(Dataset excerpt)
^^^^^^^^

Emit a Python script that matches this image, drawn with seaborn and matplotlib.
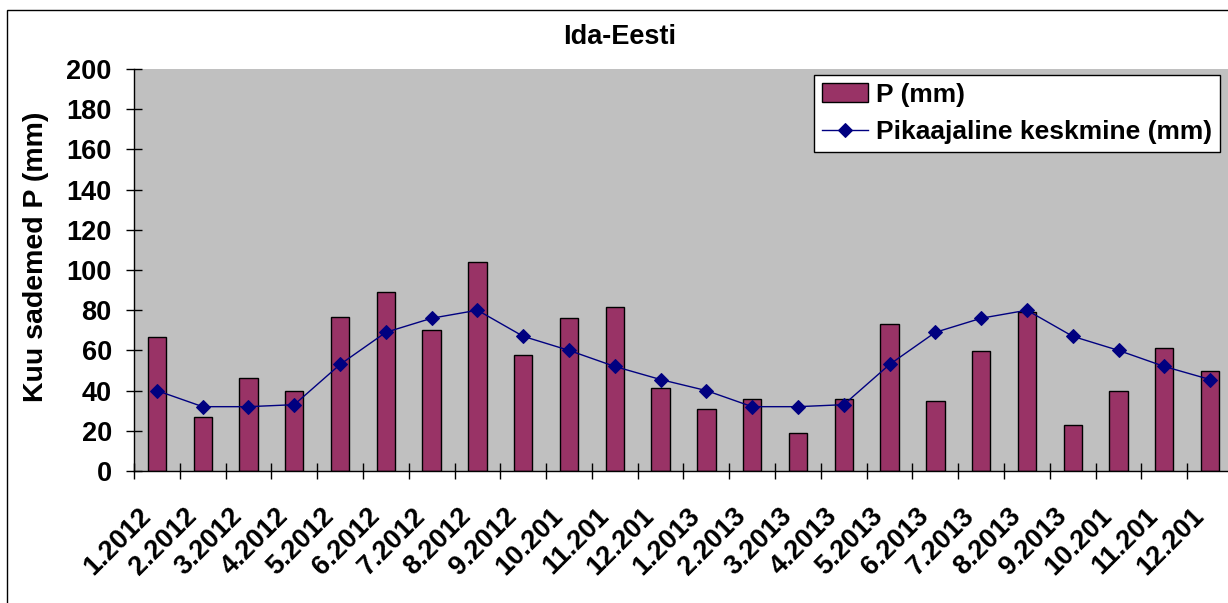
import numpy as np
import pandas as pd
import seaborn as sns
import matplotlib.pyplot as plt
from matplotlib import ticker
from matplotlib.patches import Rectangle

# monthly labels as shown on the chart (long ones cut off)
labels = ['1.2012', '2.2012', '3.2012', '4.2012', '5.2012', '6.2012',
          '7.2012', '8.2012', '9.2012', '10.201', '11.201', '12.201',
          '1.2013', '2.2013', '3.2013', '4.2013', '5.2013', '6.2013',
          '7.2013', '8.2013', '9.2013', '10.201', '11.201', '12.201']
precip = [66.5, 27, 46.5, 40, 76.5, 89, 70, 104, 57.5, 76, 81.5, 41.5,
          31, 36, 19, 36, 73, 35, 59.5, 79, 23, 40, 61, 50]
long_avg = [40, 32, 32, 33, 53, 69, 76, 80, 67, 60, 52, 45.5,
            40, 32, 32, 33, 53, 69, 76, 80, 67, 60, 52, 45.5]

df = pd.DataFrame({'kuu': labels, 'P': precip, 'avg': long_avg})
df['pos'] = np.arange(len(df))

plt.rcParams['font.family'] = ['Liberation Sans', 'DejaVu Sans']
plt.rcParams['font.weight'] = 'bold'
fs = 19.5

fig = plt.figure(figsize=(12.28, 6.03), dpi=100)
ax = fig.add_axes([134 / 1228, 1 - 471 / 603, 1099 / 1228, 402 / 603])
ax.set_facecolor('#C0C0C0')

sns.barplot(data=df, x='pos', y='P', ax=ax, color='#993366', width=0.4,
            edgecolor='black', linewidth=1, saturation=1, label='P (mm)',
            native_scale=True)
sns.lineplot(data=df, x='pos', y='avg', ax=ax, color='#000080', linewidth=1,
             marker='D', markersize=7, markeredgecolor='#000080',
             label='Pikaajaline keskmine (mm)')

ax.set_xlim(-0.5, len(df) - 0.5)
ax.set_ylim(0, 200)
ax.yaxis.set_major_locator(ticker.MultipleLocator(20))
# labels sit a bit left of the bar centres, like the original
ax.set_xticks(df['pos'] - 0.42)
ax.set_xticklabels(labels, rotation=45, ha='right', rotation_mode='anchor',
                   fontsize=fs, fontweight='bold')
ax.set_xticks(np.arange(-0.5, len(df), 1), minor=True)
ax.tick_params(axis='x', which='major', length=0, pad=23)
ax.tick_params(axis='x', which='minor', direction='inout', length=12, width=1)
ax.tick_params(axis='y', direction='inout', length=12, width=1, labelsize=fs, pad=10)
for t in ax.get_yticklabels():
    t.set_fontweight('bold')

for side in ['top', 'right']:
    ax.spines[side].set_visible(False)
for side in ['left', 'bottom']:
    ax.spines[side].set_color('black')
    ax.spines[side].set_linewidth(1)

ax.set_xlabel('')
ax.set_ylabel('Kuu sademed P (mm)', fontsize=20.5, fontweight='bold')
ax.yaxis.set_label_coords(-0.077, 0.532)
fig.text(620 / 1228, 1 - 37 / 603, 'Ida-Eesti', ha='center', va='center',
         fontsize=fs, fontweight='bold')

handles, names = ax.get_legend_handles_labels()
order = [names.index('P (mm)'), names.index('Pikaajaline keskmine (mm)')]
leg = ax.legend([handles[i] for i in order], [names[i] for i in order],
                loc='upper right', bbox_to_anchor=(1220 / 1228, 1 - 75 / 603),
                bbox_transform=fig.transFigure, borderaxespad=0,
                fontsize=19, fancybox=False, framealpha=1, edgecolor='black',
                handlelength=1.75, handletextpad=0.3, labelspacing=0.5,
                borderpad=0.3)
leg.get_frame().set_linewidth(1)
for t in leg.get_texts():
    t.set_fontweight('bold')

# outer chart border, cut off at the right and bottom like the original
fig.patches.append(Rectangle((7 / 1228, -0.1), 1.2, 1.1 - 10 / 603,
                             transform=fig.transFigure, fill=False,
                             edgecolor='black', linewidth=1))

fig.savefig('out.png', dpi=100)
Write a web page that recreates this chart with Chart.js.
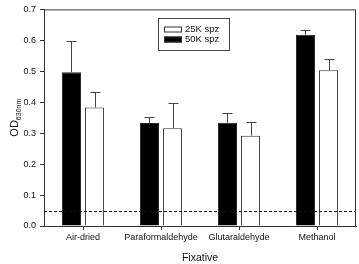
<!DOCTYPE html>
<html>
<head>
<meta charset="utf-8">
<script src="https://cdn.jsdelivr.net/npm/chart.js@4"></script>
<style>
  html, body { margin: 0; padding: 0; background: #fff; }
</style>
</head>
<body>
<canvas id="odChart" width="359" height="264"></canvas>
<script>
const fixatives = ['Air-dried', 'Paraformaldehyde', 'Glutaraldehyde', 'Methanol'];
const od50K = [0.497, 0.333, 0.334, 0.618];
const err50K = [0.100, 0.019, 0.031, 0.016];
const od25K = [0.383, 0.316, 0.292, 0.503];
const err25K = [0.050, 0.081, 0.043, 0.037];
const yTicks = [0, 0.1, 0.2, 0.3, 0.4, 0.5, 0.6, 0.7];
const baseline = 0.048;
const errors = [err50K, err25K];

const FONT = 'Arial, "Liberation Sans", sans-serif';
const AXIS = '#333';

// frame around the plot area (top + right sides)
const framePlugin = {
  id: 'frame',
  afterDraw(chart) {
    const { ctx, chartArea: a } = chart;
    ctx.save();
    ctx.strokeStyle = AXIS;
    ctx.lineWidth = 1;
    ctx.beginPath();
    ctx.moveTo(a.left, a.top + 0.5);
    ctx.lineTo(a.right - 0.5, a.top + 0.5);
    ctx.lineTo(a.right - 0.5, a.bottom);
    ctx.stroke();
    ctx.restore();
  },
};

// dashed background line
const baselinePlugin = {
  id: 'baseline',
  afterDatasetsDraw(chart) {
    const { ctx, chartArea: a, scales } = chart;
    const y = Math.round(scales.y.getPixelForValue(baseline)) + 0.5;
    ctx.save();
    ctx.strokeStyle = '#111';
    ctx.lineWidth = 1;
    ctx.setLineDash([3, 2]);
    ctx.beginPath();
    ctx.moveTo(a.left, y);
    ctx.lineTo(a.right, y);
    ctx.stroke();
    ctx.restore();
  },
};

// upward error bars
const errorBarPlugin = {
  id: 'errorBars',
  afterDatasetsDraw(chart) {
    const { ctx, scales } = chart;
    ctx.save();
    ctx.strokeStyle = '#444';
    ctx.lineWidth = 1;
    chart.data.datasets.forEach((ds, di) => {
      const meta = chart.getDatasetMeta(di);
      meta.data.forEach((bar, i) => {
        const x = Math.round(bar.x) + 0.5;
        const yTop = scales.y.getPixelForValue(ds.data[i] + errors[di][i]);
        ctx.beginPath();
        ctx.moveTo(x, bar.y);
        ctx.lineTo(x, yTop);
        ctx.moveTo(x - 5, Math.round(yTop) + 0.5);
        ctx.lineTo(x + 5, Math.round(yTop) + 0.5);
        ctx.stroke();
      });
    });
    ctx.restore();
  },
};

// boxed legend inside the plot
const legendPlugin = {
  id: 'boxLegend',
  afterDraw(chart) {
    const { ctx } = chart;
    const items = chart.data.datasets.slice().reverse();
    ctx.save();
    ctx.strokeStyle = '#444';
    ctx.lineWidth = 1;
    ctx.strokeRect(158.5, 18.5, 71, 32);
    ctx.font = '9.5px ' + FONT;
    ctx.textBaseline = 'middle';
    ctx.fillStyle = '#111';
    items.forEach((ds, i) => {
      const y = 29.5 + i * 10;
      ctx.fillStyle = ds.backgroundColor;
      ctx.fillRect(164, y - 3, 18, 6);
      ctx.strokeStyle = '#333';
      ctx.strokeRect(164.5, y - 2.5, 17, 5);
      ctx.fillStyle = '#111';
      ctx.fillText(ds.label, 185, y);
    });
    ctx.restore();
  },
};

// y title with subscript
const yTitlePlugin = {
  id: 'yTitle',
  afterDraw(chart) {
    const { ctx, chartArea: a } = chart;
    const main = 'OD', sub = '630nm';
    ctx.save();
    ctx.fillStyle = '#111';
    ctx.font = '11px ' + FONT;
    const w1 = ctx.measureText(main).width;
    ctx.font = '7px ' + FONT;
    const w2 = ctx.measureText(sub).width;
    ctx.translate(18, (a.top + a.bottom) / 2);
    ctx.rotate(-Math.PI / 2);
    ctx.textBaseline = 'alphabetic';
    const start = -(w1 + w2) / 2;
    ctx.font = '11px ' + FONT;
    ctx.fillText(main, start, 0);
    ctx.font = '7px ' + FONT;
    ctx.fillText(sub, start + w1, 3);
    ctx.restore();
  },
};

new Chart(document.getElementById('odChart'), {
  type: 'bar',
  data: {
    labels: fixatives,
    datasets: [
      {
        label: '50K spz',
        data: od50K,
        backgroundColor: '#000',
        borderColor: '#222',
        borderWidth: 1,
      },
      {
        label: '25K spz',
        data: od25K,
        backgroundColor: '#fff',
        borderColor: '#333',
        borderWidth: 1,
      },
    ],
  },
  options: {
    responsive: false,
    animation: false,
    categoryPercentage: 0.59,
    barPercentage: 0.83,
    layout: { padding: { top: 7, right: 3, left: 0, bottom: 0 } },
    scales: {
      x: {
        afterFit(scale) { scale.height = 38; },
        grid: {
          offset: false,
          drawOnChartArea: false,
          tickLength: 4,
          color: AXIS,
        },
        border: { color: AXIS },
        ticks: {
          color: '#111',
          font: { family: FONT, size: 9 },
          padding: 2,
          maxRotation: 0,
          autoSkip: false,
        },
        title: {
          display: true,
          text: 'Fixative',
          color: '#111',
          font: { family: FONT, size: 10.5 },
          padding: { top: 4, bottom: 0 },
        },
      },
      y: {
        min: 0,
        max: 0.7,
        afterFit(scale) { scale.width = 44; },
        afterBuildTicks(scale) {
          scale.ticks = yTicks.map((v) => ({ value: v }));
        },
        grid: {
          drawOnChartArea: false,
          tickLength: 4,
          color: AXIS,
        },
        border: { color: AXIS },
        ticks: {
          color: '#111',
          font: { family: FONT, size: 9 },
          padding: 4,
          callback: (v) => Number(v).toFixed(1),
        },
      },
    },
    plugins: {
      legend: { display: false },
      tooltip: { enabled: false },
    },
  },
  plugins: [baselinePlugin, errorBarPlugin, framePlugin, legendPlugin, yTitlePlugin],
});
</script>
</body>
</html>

^^^^^^^^

▶ **Directions**
Reproduce exactly the run of lines that opens the listing and closes with the line holding "from matplotlib.patches import Rectangle". Pictures are excluded.

▶ **Written solution**
Emit a Python script that matches this image, drawn with seaborn and matplotlib.
import numpy as np
import pandas as pd
import seaborn as sns
import matplotlib.pyplot as plt
from matplotlib import ticker
from matplotlib.patches import Rectangle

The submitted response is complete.